Avec la victoire des conservateurs populistes aux législatives, la Pologne, membre de l'UE et de l'Otan et poids lourd de l'Europe centrale et orientale, rejoint le camp des forces eurosceptiques gonflées par la crise migratoire.

Annoncé dimanche sur la foi des sondages sortie des urnes, le triomphe électoral du parti eurosceptique Droit et Justice (PiS) de Jaroslaw Kaczynski a été confirmé lundi soir par la commission électorale: le PiS a obtenu 37,58% des suffrages.

Selon des projections faites dimanche soir par un institut de sondages, il pourrait espérer disposer de la majorité absolue en sièges, mais le nombre de ses députés ne doit être précisé que mardi soir.

«La Pologne renforce le camp des pays eurosceptiques, comme la Grande-Bretagne, qui cherchent à réformer l'Union européenne, à relâcher ses liens internes», déclare à l'AFP Marcin Zaborowski du think tank américain CEPA (Centre de l'analyse de la politique européenne). Il rappelle que le PiS n'a jamais été ouvertement anti-européen et avait soutenu l'adhésion de la Pologne à l'UE en 2004.

Membre, avec les tories britanniques, du Groupe des Conservateurs et Réformistes au Parlement européen, le PiS n'a toutefois jamais caché sa vision de «l'Europe des nations», réclamant la réduction des pouvoirs de Bruxelles.

En remportant une majorité de 232 sièges sur 460 au Parlement au législatives de dimanche, selon les dernières projections, le parti de Jaroslaw Kaczynski pourrait désormais mettre en route sa politique.

«Le PiS mettra en avant les intérêts nationaux, au détriment des intérêts européens. Il veut une Union économique plutôt que politique», estime le politologue Kazimierz Kik.

«Il rejoint le groupe des formations européennes, aussi bien celles de droite comme le Front national en France, que celles de gauche qui cherchent à réduire le pouvoir de Bruxelles», explique-t-il à l'AFP.

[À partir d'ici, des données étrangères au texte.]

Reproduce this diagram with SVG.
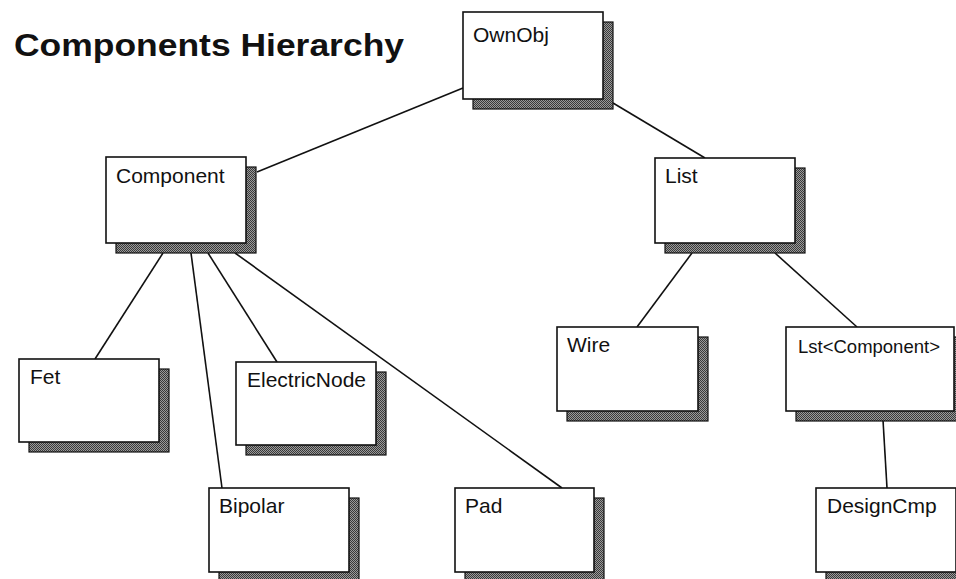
<svg xmlns="http://www.w3.org/2000/svg" width="956" height="579" viewBox="0 0 956 579">
<defs>
<pattern id="hatch" width="2" height="2" patternUnits="userSpaceOnUse">
<rect width="2" height="2" fill="#9a9a9a"/>
<rect width="1" height="1" fill="#3a3a3a"/>
<rect x="1" y="1" width="1" height="1" fill="#3a3a3a"/>
</pattern>
</defs>
<style>
.sh{fill:url(#hatch);stroke:#111;stroke-width:1.2}
.bx{fill:#fff;stroke:#111;stroke-width:1.6}
.lb{font-family:"Liberation Sans",Arial,sans-serif;font-size:21px;fill:#111}
.cn line{stroke:#111;stroke-width:1.6}
</style>
<rect width="956" height="579" fill="#fff"/>
<text x="14" y="56" font-family="'Liberation Sans',Arial,sans-serif" font-weight="bold" font-size="31" fill="#111" textLength="390" lengthAdjust="spacingAndGlyphs">Components Hierarchy</text>
<g id="connectors" class="cn">
<line x1="257" y1="172" x2="463" y2="88"/>
<line x1="613" y1="103" x2="705" y2="158"/>
<line x1="163" y1="253" x2="95" y2="359"/>
<line x1="191" y1="253" x2="222" y2="488"/>
<line x1="208" y1="253" x2="277" y2="362"/>
<line x1="235" y1="253" x2="562" y2="488"/>
<line x1="692" y1="253" x2="637" y2="327"/>
<line x1="775" y1="253" x2="857" y2="327"/>
<line x1="883" y1="420" x2="887" y2="488"/>
</g>
<g id="OwnObj"><rect class="sh" x="473" y="22" width="140" height="87"/><rect class="bx" x="463" y="12" width="140" height="87"/><text class="lb" x="473" y="42">OwnObj</text></g>
<g id="Component"><rect class="sh" x="116" y="167" width="140" height="86"/><rect class="bx" x="106" y="157" width="140" height="86"/><text class="lb" x="116" y="183">Component</text></g>
<g id="List"><rect class="sh" x="665" y="168" width="140" height="85"/><rect class="bx" x="655" y="158" width="140" height="85"/><text class="lb" x="665" y="183">List</text></g>
<g id="Fet"><rect class="sh" x="29" y="369" width="140" height="83"/><rect class="bx" x="19" y="359" width="140" height="83"/><text class="lb" x="30" y="384">Fet</text></g>
<g id="ElectricNode"><rect class="sh" x="246" y="372" width="140" height="83"/><rect class="bx" x="236" y="362" width="140" height="83"/><text class="lb" x="247" y="387">ElectricNode</text></g>
<g id="Wire"><rect class="sh" x="567" y="337" width="141" height="84"/><rect class="bx" x="557" y="327" width="141" height="84"/><text class="lb" x="567" y="352">Wire</text></g>
<g id="LstComponent"><rect class="sh" x="796" y="337" width="168" height="84"/><rect class="bx" x="786" y="327" width="168" height="84"/><text class="lb" x="798" y="353" style="font-size:18.5px">Lst&lt;Component&gt;</text></g>
<g id="Bipolar"><rect class="sh" x="219" y="498" width="140" height="84"/><rect class="bx" x="209" y="488" width="140" height="84"/><text class="lb" x="219" y="513">Bipolar</text></g>
<g id="Pad"><rect class="sh" x="465" y="498" width="139" height="84"/><rect class="bx" x="455" y="488" width="139" height="84"/><text class="lb" x="465" y="513">Pad</text></g>
<g id="DesignCmp"><rect class="sh" x="826" y="498" width="140" height="84"/><rect class="bx" x="816" y="488" width="140" height="84"/><text class="lb" x="827" y="513">DesignCmp</text></g>
</svg>
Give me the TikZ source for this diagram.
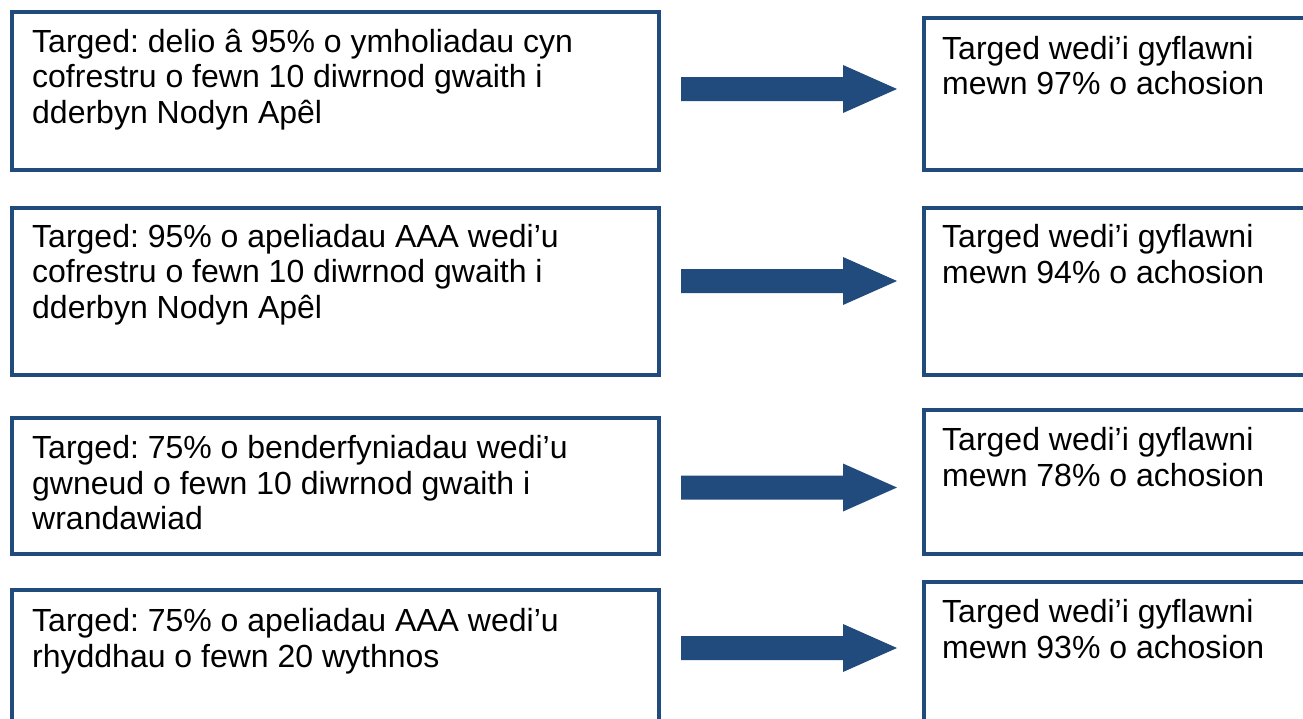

A la différence des libéraux de la Plateforme civique, eurocentristes, qui passent désormais dans l'opposition après huit ans au pouvoir en Pologne, le PiS ne cache pas son intention de s'appuyer sur des alliances régionales, telles que le groupe de Visegrad (Pologne, Hongrie, Slovaquie, République tchèque), partageant l'opposition de ses partenaires à l'accueil des réfugiés et de migrants du Moyen-Orient et d'Afrique.

«Le parti de M. Kaczynski cherchera des alliances pour réformer les traités européens, renforcer les possibilités d'opt-out, ajoute M. Zaborowski. La Grande-Bretagne sera ici son partenaire de choix».

Une première approche a été faite lors de la rencontre du président polonais Andrzej Duda, issu du PiS, avec le Premier ministre britannique David Cameron le 15 septembre à Londres. «La rencontre s'est passée dans une très bonne atmosphère», a déclaré M. Duda à l'issue de cet entretien.

Négociations sur le climat

«Si David Cameron n'a pas encore téléphoné à Jaroslaw Kaczynski pour le féliciter de sa victoire, il devrait le faire rapidement», poursuit M. Zaborowski. «Cameron veut laisser la Grande-Bretagne au sein de l'UE et la Pologne peut l'aider à obtenir des concessions pour convaincre les Britanniques de voter +non+ au Brexit» lors du référendum de 2017, selon lui.

La Pologne compte surtout être soutenue par la Grande-Bretagne lors des négociation sur le climat. Le charbon doit rester, selon le PiS, la principale source de l'énergie du pays. Le PiS a fait de grandes promesses aux mineurs et compte négocier fermement avec l'Union européenne sa position sur la lutte contre le changement climatique.

Tout en soutenant David Cameron sur ses positions antimigratoires, le parti de M. Kaczynski prendra la défense des intérêts de près d'un million de Polonais émigrés en Grande-Bretagne, et de près de 700 000 qui vivent en Allemagne.

Au pouvoir en Pologne dans les années 2005-2007, le PiS s'est illustré par ses prises de position ouvertement germanophobes et russophobes, et des tensions avec Bruxelles sur de multiples dossiers.

«Le PiS a appris sa leçon et ne fera pas de déclarations à l'emporte-pièce, mais misera sur une action efficace dans les coulisses pour ne pas se retrouver isolé comme c'était le cas à l'époque», estime Eryk Mistewicz, spécialiste en marketing politique.

Ce parti «va se servir de l'Union européenne selon ses intérêts, il va l'instrumentaliser», estime M. Kik.